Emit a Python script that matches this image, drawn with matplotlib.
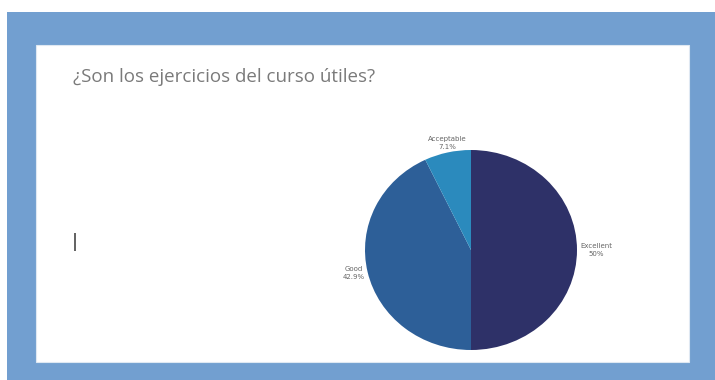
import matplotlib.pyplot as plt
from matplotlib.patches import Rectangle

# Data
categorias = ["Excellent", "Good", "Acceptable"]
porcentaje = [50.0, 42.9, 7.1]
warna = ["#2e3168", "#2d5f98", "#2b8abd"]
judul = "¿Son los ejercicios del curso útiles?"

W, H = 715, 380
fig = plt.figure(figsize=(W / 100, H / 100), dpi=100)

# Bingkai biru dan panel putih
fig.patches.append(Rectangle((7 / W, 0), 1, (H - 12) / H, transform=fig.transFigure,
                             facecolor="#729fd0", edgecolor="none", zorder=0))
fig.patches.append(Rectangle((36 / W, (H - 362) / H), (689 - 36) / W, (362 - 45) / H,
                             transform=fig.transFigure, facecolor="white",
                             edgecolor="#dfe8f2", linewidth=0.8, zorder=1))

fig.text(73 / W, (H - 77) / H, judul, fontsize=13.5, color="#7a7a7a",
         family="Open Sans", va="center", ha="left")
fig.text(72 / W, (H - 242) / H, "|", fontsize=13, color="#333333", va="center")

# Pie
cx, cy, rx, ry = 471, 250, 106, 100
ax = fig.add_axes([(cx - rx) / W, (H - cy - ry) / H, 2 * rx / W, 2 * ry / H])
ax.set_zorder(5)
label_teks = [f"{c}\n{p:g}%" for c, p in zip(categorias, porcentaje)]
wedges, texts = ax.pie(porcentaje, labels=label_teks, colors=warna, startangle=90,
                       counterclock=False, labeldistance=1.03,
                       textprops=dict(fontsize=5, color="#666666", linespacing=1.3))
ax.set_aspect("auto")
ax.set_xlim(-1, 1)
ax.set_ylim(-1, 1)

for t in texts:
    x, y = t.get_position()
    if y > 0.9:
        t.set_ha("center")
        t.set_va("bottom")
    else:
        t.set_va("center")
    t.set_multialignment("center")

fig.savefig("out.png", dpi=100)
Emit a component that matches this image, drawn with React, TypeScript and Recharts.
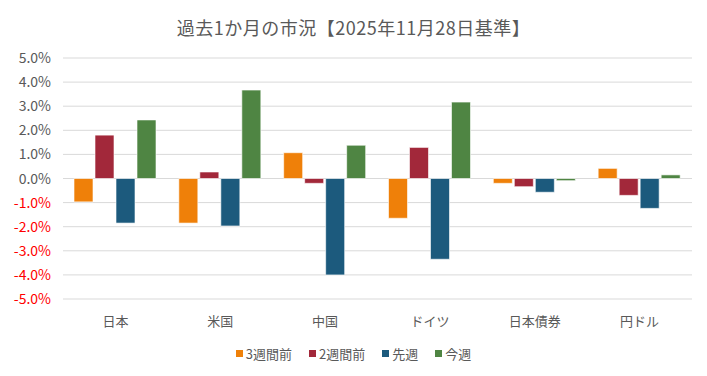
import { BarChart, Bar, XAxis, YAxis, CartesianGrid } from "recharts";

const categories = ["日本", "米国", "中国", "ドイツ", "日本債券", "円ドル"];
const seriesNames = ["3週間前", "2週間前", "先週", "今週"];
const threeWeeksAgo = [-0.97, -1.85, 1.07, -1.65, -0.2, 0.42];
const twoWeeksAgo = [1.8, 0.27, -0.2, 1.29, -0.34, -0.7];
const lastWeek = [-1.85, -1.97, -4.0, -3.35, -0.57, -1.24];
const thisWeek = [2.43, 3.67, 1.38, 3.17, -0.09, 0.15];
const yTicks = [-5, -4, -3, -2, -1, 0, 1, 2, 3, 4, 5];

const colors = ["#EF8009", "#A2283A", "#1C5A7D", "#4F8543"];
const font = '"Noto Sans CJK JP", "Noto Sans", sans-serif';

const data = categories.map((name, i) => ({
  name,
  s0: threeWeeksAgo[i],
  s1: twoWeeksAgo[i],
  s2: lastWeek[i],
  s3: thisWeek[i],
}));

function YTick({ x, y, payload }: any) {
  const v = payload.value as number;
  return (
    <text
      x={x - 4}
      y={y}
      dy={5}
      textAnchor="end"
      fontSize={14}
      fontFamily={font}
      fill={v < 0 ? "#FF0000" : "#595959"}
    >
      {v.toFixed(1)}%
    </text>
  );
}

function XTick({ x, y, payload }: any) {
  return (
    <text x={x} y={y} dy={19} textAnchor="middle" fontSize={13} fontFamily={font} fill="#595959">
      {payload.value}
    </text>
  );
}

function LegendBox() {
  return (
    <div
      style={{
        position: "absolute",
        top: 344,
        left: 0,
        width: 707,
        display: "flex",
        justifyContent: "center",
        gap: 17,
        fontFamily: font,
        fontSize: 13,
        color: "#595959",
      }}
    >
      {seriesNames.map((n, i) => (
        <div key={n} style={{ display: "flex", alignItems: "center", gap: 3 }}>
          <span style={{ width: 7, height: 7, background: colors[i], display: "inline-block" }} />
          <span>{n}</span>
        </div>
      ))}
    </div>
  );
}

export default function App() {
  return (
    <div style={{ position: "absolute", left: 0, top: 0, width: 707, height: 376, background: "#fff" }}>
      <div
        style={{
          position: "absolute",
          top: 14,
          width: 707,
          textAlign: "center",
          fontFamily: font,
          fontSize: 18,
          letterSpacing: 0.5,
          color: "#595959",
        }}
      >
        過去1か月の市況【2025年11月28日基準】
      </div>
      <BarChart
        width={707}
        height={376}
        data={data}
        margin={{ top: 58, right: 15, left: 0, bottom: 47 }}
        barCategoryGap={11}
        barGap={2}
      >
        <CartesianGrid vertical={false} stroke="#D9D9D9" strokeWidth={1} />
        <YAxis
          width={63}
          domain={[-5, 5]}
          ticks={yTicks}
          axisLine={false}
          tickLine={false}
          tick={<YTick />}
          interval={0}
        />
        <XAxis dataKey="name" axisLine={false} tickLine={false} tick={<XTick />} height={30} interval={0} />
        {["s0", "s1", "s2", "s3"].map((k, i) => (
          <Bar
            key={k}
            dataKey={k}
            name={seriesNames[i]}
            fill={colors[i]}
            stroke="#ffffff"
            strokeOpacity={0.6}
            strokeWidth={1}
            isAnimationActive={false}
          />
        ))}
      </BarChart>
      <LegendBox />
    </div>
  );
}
==
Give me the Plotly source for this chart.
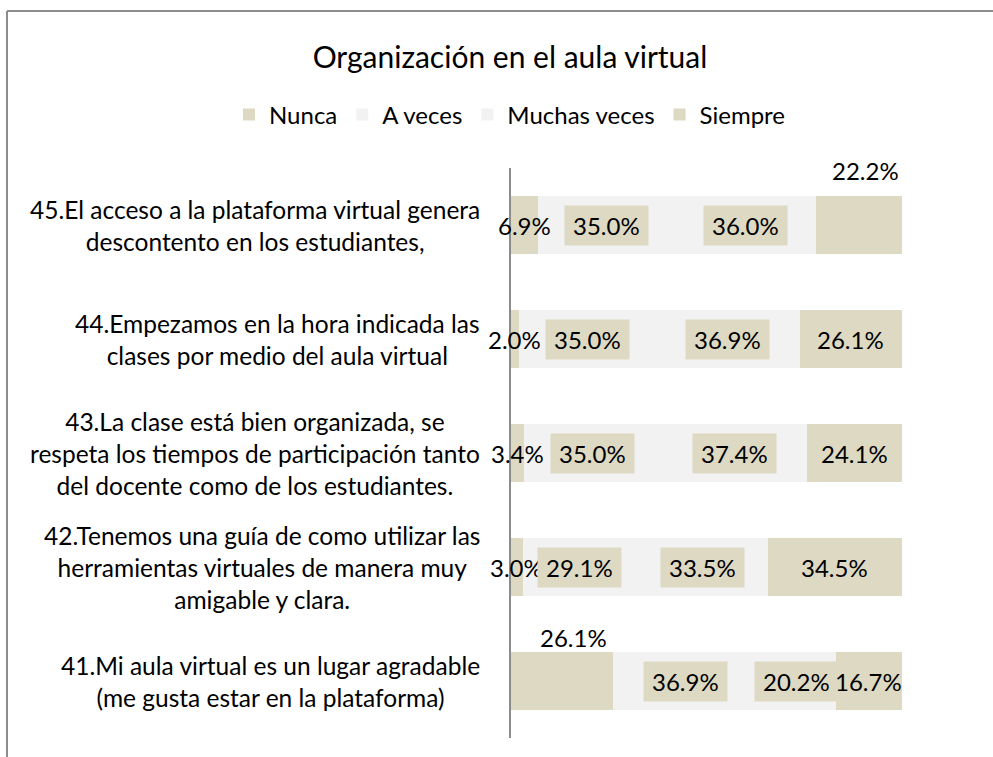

Objective: In the listing above, find the line with "Emit a Python" and the line with "los ejercicios del". Copy exactly those lines and all between them, minus the images.

Solved problem:
Emit a Python script that matches this image, drawn with matplotlib.
import matplotlib.pyplot as plt
from matplotlib.patches import Rectangle

# Data
categorias = ["Excellent", "Good", "Acceptable"]
porcentaje = [50.0, 42.9, 7.1]
warna = ["#2e3168", "#2d5f98", "#2b8abd"]
judul = "¿Son los ejercicios del curso útiles?"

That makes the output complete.